I did not come to the conclusion that I am a woman because I like men, jewelry, make-up, dresses and My Little Pony. I was a woman first. The jewelry, make-up, dresses and (to a lesser extent) My Little Pony are simply the means through which I express my being a woman. Another woman may express her womanhood through a spikey colourful pixie cut, torn jeans, and a Smiths “Meat Is Murder” t-shirt. Another woman may express her womanhood through a flannel shirt, blue jeans and a pair of work-boots. We’re all women. How we choose to go about being women is irrelevant.
And the men are just who I happen to like to fuck. That’s irrelevant to being a woman too.
So please do bear this in mind. Although for a cis person, particularly one who fits nice and comfy into the assumed role and sexuality of their gender, gender identity may seem like some vague, mysterious, incomprehensible and impossible-to-pin-down concept, it’s important not to try pinning it down by forcing untenable associations with unrelated things like our gender expression, our personalities, how we present ourselves or dress, who we’re attracted to, or whether we prefer chocolate to nachos.

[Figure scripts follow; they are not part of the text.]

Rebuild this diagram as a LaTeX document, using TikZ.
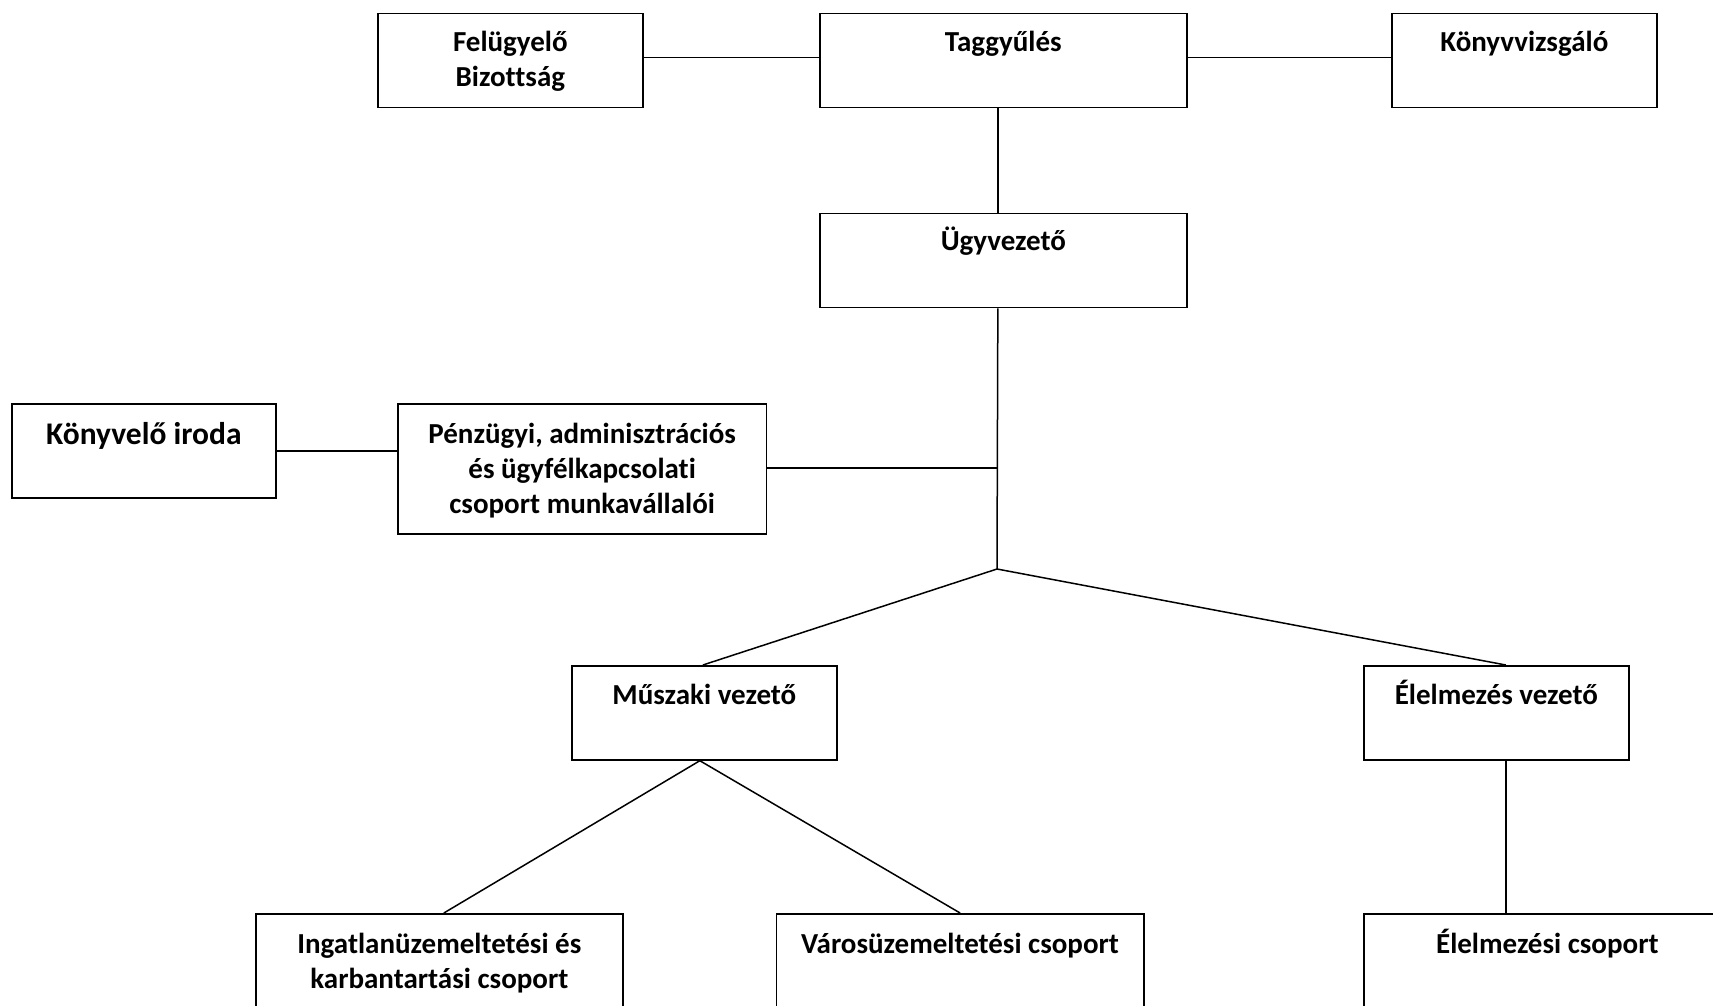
\documentclass[tikz,border=0pt]{standalone}
\usepackage{fontspec}
\setmainfont{Carlito}[Ligatures=NoCommon]
\begin{document}
\begin{tikzpicture}[x=1pt,y=-1pt,
  orgbox/.style={draw, line width=1.7pt, anchor=north west, inner sep=0pt, minimum height=94pt},
  lbl/.style={font=\fontsize{29}{35}\selectfont\bfseries, align=center, inner sep=0pt, anchor=north},
  biglbl/.style={font=\fontsize{31.5}{37}\selectfont\bfseries, align=center, inner sep=0pt, anchor=north},
  conn/.style={line width=1.5pt}]
\useasboundingbox (0,0) rectangle (1713,1005);
\clip (0,0) rectangle (1713,1005);
\fill[white] (0,0) rectangle (1713,1005);
% boxes
\node[orgbox, minimum width=265pt] (fel) at (377,12.7) {};
\node[orgbox, minimum width=367pt] (tag) at (819,12.7) {};
\node[orgbox, minimum width=265pt] (kvz) at (1391,12.7) {};
\node[orgbox, minimum width=367pt] (ugy) at (819,212.7) {};
\node[orgbox, minimum width=264pt] (kon) at (11,403.3) {};
\node[orgbox, minimum width=368.6pt, minimum height=130pt] (pen) at (397,403.3) {};
\node[orgbox, minimum width=265pt] (mus) at (571,665) {};
\node[orgbox, minimum width=265pt] (elv) at (1363,665) {};
\node[orgbox, minimum width=367pt] (ing) at (255,913) {};
\node[orgbox, minimum width=367.5pt] (var) at (775.5,913) {};
\node[orgbox, minimum width=367pt] (elc) at (1363,913) {};
% labels
\node[lbl] (felt) at ([yshift=-9pt]fel.north) {\rule{0pt}{30pt}Felügyelő\\Bizottság};
\node[lbl] (tagt) at ([yshift=-9pt]tag.north) {\rule{0pt}{30pt}Taggyűlés};
\node[lbl] (kvzt) at ([yshift=-9pt]kvz.north) {\rule{0pt}{30pt}Könyvvizsgáló};
\node[lbl] (ugyt) at ([yshift=-8pt]ugy.north) {\rule{0pt}{30pt}Ügyvezető};
\node[biglbl] (kont) at ([yshift=-11pt]kon.north) {\rule{0pt}{30pt}Könyvelő iroda};
\node[lbl] (pent) at ([yshift=-10pt]pen.north) {\rule{0pt}{30pt}Pénzügyi, adminisztrációs\\és ügyfélkapcsolati\\csoport munkavállalói};
\node[lbl] (must) at ([yshift=-9pt]mus.north) {\rule{0pt}{30pt}Műszaki vezető};
\node[lbl] (elvt) at ([yshift=-9pt]elv.north) {\rule{0pt}{30pt}Élelmezés vezető};
\node[lbl] (ingt) at ([yshift=-10pt]ing.north) {\rule{0pt}{30pt}Ingatlanüzemeltetési és\\karbantartási csoport};
\node[lbl] (vart) at ([yshift=-10pt]var.north) {\rule{0pt}{30pt}Városüzemeltetési csoport};
\node[lbl] (elct) at ([yshift=-10pt]elc.north) {\rule{0pt}{30pt}Élelmezési csoport};
% connectors
\coordinate (J) at (997,569);
\draw[conn] ([yshift=3pt]fel.east) -- ([yshift=3pt]tag.west);
\draw[conn] ([yshift=3pt]tag.east) -- ([yshift=3pt]kvz.west);
\draw[conn] ([xshift=-5.5pt]tag.south) -- ([xshift=-5.5pt]ugy.north);
\draw[conn] ([xshift=-5.5pt]ugy.south) -- (J);
\draw[conn] ([yshift=1.3pt]pen.east) -- ([yshift=1.3pt]pen.east -| J);
\draw[conn] (kon.east) -- (kon.east -| pen.west);
\draw[conn] (J) -- ([xshift=-1.5pt]mus.north);
\draw[conn] (J) -- ([xshift=9.5pt]elv.north);
\draw[conn] ([xshift=9.5pt]elv.south) -- ([xshift=9.5pt]elv.south |- elc.north);
\draw[conn] ([xshift=-4.5pt]mus.south) -- ([xshift=4.5pt]ing.north);
\draw[conn] ([xshift=-4.5pt]mus.south) -- (var.north);
\end{tikzpicture}
\end{document}
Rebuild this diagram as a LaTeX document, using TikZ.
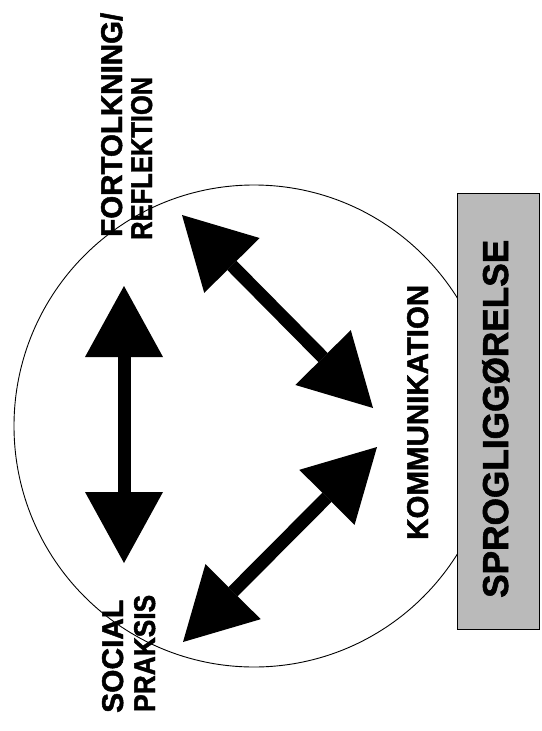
\documentclass[tikz,border=0pt]{standalone}
\usepackage{fontspec}
\setmainfont{Liberation Sans}
\newfontfamily\heavyfont{Liberation Sans Bold}[FakeBold=1.6]
\usetikzlibrary{arrows.meta}
\begin{document}
\begin{tikzpicture}[x=1pt,y=-1pt,
  lbl/.style={rotate=90, anchor=base west, inner sep=0pt, font=\fontsize{30}{31}\heavyfont},
  biglbl/.style={rotate=90, anchor=base west, inner sep=0pt, font=\fontsize{36}{38}\heavyfont},
  dbl/.style={line width=13pt, {Triangle[length=71pt,width=78pt,line width=0pt]}-{Triangle[length=71pt,width=78pt,line width=0pt]}},
  ring/.style={line width=0.9pt},
  boxstyle/.style={draw=black, line width=1.3pt, fill=black!27, minimum width=82pt, minimum height=436pt, inner sep=0pt, anchor=north west}
]
\useasboundingbox (0,0) rectangle (541,731);
% ellipse
\draw[ring] (254,426) ellipse [x radius=240, y radius=241];
% box
\node[boxstyle] (box) at (457,193) {};
% labels
\node[lbl] (fort) at (122,237) {\resizebox{224pt}{\height}{FORTOLKNING/}};
\node[lbl] (refl) at (152,240) {\resizebox{163pt}{\height}{REFLEKTION}};
\node[lbl] (soc) at (123,713) {\resizebox{113pt}{\height}{SOCIAL}};
\node[lbl] (prak) at (155,712) {\resizebox{117pt}{\height}{PRAKSIS}};
\node[lbl] (komm) at (428,540) {\resizebox{255pt}{\height}{KOMMUNIKATION}};
\node[biglbl] (sprog) at (508,598) {\resizebox{358pt}{\height}{SPROGLIGGØRELSE}};
% arrow end points
\coordinate (vt) at (124,286);
\coordinate (vb) at (124,563);
\coordinate (ut) at (182,215);
\coordinate (ub) at (373,408);
\coordinate (lt) at (377,447);
\coordinate (lb) at (183,642);
\draw[dbl] (vt) -- (vb);
\draw[dbl] (ut) -- (ub);
\draw[dbl] (lt) -- (lb);
\end{tikzpicture}
\end{document}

I’ll give you a hand, though:
Sexual orientation is with whom, whether and how you like to have sex.
Gender expression is how you express yourself in relation to gendered concepts (your relative “masculinity” and “femininity”, as well as whether you dress “like a boy” or “like a girl”, that kind of thing)
Physiological sex is how your body is configured in relation to gendered anatomy (like your chromosomes, your hormones, your breasts or lack thereof, your body and facial hair or lack thereof, and whether you have an innie or an outie).
Gender identity is the part of your gender that’s not any of that, and would stay the same even if that stuff changed.
Well, at least it generally makes sense for us. Because our struggle, our identity, our trans-ness itself, is defined by the conflicts along the edges of these things.
Just trust us, I guess?
Or at least learn a bit about the diverse reality before forming theories on the basis of an abstraction.